記事は「バーナンキによる刺激策助言を日本は13年も遅れて受け入れている(Japan is Taking Ben Bernanke’s Stimulus Advice 13 Years Late)」(参照)である。リードには「前連邦準備制度理事会(FRB)議長は10年以上も前から、日本は金融と財政の刺激策が一対になっていると示唆していた」とある。

簡単にいうと、今回の、安倍首相による、さらなら消費税増税の背景にある経済政策は、13年も前に、バーナンキ前FRB議長によって示されていたものだった、ということである。もっと簡単にいうと、ニッポンって10年以上も遅れてるぅ、ということである。まあまあ。

記事を読んでみると、私にとっては既知のことでもあるが、昨今のさまざまな議論を背景にすると、これはもう一度、注意を喚起するというか、想起してもよい話だな、ちょっと紹介の抄訳でもするかと思った。

のだが、ふと、これってWSJだからすでに日本語になってんじゃね、と探すと、あった。ちょっと表題が違うしリードもないが、記事は同じだった。「13年早かった、日本へのバーナンキ提言」(参照)である。

日本政府は膨大な財政赤字を縮小させるための最も重要な取り組みを放棄している。まるで米連邦準備制度理事会(FRB)前議長のベン・バーナンキ氏が2003年に示した助言に従っているようだ。

安倍晋三首相は1日、消費増税を先送りし、新たな財政刺激策を今秋にも公表する方針を明らかにした。

この措置は、バーナンキ氏が13年前にFRB理事として日本を訪れた際に送ろうとした助言そのものだ。

同氏は「日本のデフレを収束させる一つの可能なアプローチは、限られた時間ではあるが、金融および財政当局間の協力を強化することだ」とし、「具体的には、日本銀行ができれば減税やその他財政刺激策との明確な連携を図り、国債の買い入れをさらに増やすことを検討すべきだ」と述べた。

 同記事では示唆は二点あり、もう一点はこちらである。

バーナンキ氏は当時、日本がそれを聞き入れるかどうかに関係なく(現在はしっかりと耳を傾けているわけだが)もう一つ提言を残している

「日銀はよく知られるインフレ目標でなく、物価水準目標を導入すべきだ。
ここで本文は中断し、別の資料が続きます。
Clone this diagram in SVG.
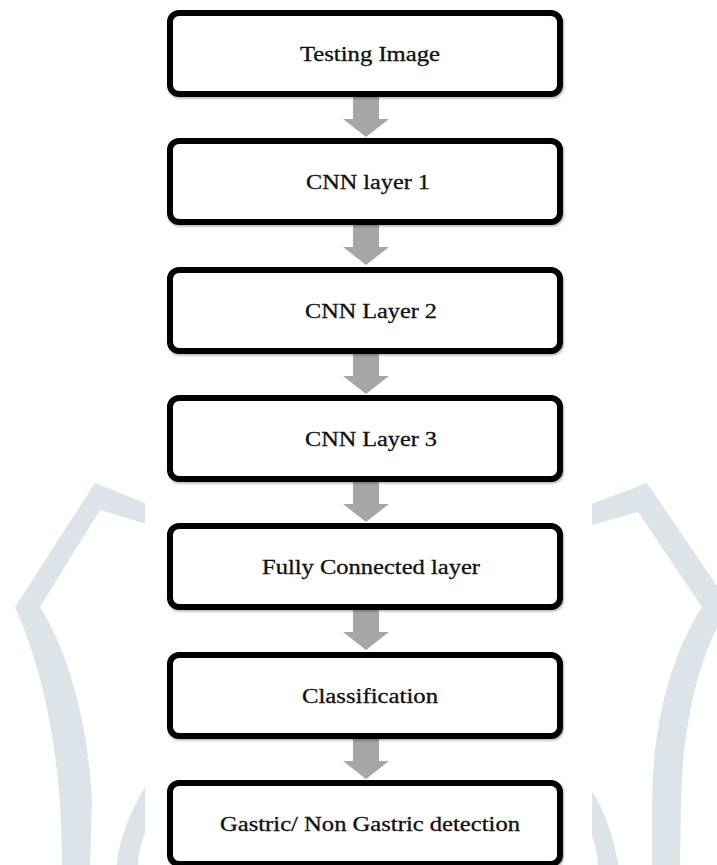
<svg xmlns="http://www.w3.org/2000/svg" width="717" height="865" viewBox="0 0 717 865">
  <defs>
    <style>
      .box { fill: #ffffff; stroke: #000000; stroke-width: 6; filter: url(#soft); }
      .label { font-family: "Liberation Serif", "Times New Roman", serif; font-size: 20px; fill: #111111; stroke: #111111; stroke-width: 0.3; text-anchor: middle; }
      .arrow { fill: #a6a6a6; }
      .mark { fill: #dde4e9; }
    </style>
    <filter id="soft" x="-5%" y="-10%" width="110%" height="125%">
      <feDropShadow dx="1" dy="1.5" stdDeviation="1.2" flood-color="#000" flood-opacity="0.3"/>
    </filter>
    <clipPath id="sides">
      <rect x="0" y="0" width="145" height="865"/>
      <rect x="592" y="0" width="125" height="865"/>
    </clipPath>
  </defs>

  <rect width="717" height="865" fill="#ffffff"/>

  <!-- background emblem, visible only at the sides -->
  <g id="emblem" clip-path="url(#sides)">
    <path class="mark" d="M 95 483 L 170 513 L 170 531 L 100 510 L 40 607 C 70 655, 88 725, 92 800 L 90 870 L 62 870 C 62 800, 56 700, 15 607 Z"/>
    <path class="mark" d="M 147 784 C 130 810, 119 840, 116 870 L 138 870 C 138 856, 140 843, 147 830 Z"/>
    <path class="mark" d="M 647 483 L 730 605 C 700 650, 683 720, 681 800 L 680 870 L 652 870 L 652 800 C 653 730, 668 660, 702 607 L 638 512 L 567 532 L 567 513 Z"/>
    <path class="mark" d="M 590 788 C 605 810, 615 840, 619 870 L 598 870 C 598 856, 596 843, 590 832 Z"/>
  </g>

  <!-- connectors -->
  <g id="connectors">
    <path class="arrow" d="M 353 97 L 379 97 L 379 119 L 389 119 L 366 137 L 343 119 L 353 119 Z"/>
    <path class="arrow" d="M 353 225 L 379 225 L 379 247 L 389 247 L 366 265 L 343 247 L 353 247 Z"/>
    <path class="arrow" d="M 353 354 L 379 354 L 379 376 L 389 376 L 366 394 L 343 376 L 353 376 Z"/>
    <path class="arrow" d="M 353 482 L 379 482 L 379 504 L 389 504 L 366 522 L 343 504 L 353 504 Z"/>
    <path class="arrow" d="M 353 610 L 379 610 L 379 632 L 389 632 L 366 650 L 343 632 L 353 632 Z"/>
    <path class="arrow" d="M 353 739 L 379 739 L 379 761 L 389 761 L 366 779 L 343 761 L 353 761 Z"/>
  </g>

  <g id="testing-image">
    <rect class="box" x="170" y="13" width="390" height="81" rx="9"/>
    <text class="label" x="370" y="61" textLength="140" lengthAdjust="spacingAndGlyphs">Testing Image</text>
  </g>
  <g id="cnn-layer-1">
    <rect class="box" x="170" y="141" width="390" height="81" rx="9"/>
    <text class="label" x="368" y="189" textLength="124" lengthAdjust="spacingAndGlyphs">CNN layer 1</text>
  </g>
  <g id="cnn-layer-2">
    <rect class="box" x="170" y="270" width="390" height="81" rx="9"/>
    <text class="label" x="371" y="317.5" textLength="132" lengthAdjust="spacingAndGlyphs">CNN Layer 2</text>
  </g>
  <g id="cnn-layer-3">
    <rect class="box" x="170" y="398" width="390" height="81" rx="9"/>
    <text class="label" x="371" y="446" textLength="132" lengthAdjust="spacingAndGlyphs">CNN Layer 3</text>
  </g>
  <g id="fully-connected">
    <rect class="box" x="170" y="526" width="390" height="81" rx="9"/>
    <text class="label" x="371" y="574" textLength="218" lengthAdjust="spacingAndGlyphs">Fully Connected layer</text>
  </g>
  <g id="classification">
    <rect class="box" x="170" y="655" width="390" height="81" rx="9"/>
    <text class="label" x="370" y="702.5" textLength="136" lengthAdjust="spacingAndGlyphs">Classification</text>
  </g>
  <g id="detection">
    <rect class="box" x="170" y="783" width="390" height="81" rx="9"/>
    <text class="label" x="370" y="831" textLength="300" lengthAdjust="spacingAndGlyphs">Gastric/ Non Gastric detection</text>
  </g>
</svg>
これは、直近のデフレ期に物価へ及んだ影響を除外するためのリフレ期を想定することを意味する」と語った。インフレ目標は物価が毎年一定の割合で上昇することを目指すものだが、物価水準目標はGDPが将来のある時点までに一定規模に達することを目指す。

日銀は2%というインフレ目標を掲げているが、安倍首相にも経済水準についての目標がある。政府は昨年、GDPを現在の水準から20%増の600兆円に引き上げるという目標を発表した。

記事の結論は、今振り返ると単純ではある。

当然ながら、日本政府に対しバーナンキ氏と同じような戦略を呼び掛けたエコノミストは数多くいた。だが、事実上は日銀の支援である債券買い入れと並行して財政刺激策が行われる可能性がある、と考える日銀関係者はほとんどいなかった。

バーナンキ氏のアドバイスは13年早かったのだ。

まあ、それだけの話といえばそれだけのことだが、この13年前とされるバーナンキ氏の元ネタは私も以前読んだことがあり、それで「ああ、あれか懐かしいな、振り返ってみるか」と思ったのである。

同記事にはリンクはなかった。ネットにもう原文ないんだっけと調べてみると、FRBのサイトにきちんと残っていた(参照)。

Remarks by Governor Ben S. Bernanke
Before the Japan Society of Monetary Economics, Tokyo, Japan
May 31, 2003
Some Thoughts on Monetary Policy in Japan

これの翻訳は、高橋洋一訳「リフレが正しい。FRB議長ベン・バーナンキの言葉」(参照)の第7章にある。


こうして振り返ってみると、安倍首相は再登場にあたってマクロ経済学を学び直したおり、バーナンキ氏のこの講演も読んで学んでいただろうし、先の本も読んでいたことだろうな、と思った。と同時に、今なお読んでない人も少なからずといったことろだろう、世論やメディアを眺めると。まあ、それもそういうものでしょう。